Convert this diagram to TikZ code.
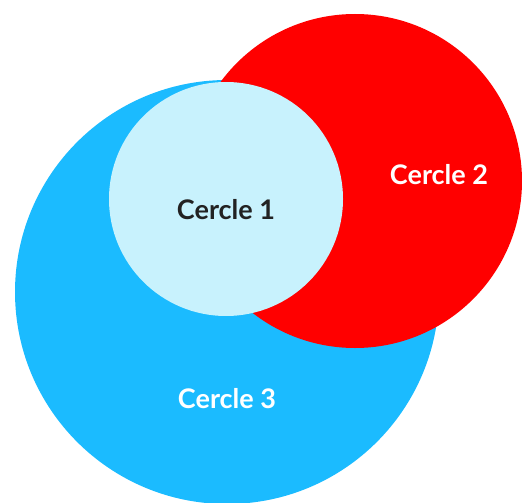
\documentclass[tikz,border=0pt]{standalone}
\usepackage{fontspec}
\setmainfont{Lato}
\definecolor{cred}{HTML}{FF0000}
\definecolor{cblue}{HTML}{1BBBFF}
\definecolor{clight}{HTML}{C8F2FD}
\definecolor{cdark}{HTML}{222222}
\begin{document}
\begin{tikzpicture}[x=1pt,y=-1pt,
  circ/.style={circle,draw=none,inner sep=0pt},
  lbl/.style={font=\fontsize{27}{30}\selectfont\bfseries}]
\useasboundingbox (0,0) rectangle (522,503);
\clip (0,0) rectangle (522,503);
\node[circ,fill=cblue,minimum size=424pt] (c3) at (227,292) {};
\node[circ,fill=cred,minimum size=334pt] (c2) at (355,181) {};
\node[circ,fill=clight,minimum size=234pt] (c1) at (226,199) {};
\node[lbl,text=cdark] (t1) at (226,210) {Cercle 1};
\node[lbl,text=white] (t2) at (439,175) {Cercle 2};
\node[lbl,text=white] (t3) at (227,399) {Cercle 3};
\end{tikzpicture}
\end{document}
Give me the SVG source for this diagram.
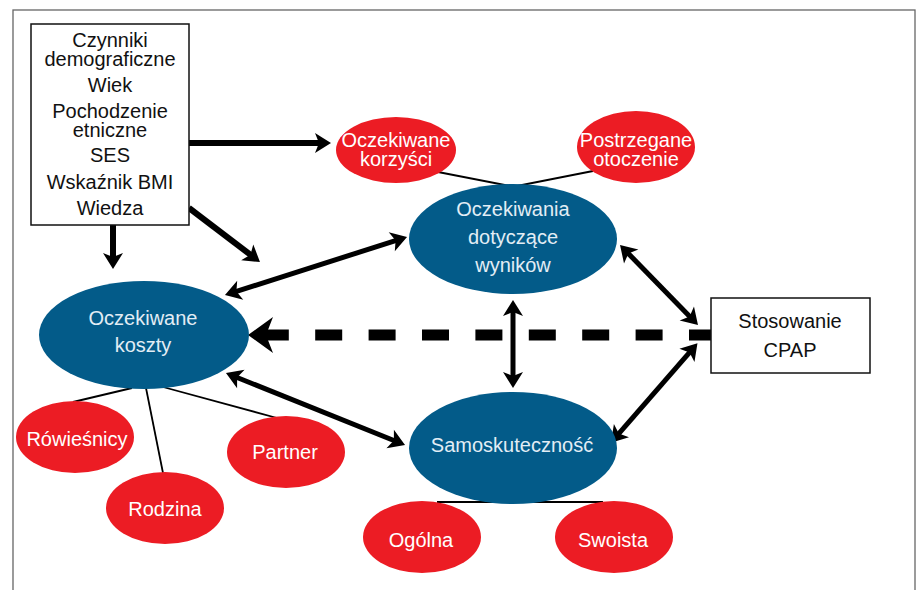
########
**AIM OF THE TASK:**
Exact duplication of all the records is required; pictures are omitted from the copy.

**RESULT OF THE TASK:**
Convert this diagram to TikZ code.
\documentclass[tikz,border=0pt]{standalone}
\usepackage{fontspec}
\setmainfont{Lato}
\definecolor{cred}{HTML}{FF0000}
\definecolor{cblue}{HTML}{1BBBFF}
\definecolor{clight}{HTML}{C8F2FD}
\definecolor{cdark}{HTML}{222222}
\begin{document}
\begin{tikzpicture}[x=1pt,y=-1pt,
  circ/.style={circle,draw=none,inner sep=0pt},
  lbl/.style={font=\fontsize{27}{30}\selectfont\bfseries}]
\useasboundingbox (0,0) rectangle (522,503);
\clip (0,0) rectangle (522,503);
\node[circ,fill=cblue,minimum size=424pt] (c3) at (227,292) {};
\node[circ,fill=cred,minimum size=334pt] (c2) at (355,181) {};
\node[circ,fill=clight,minimum size=234pt] (c1) at (226,199) {};
\node[lbl,text=cdark] (t1) at (226,210) {Cercle 1};
\node[lbl,text=white] (t2) at (439,175) {Cercle 2};
\node[lbl,text=white] (t3) at (227,399) {Cercle 3};
\end{tikzpicture}
\end{document}
Give me the SVG source for this diagram.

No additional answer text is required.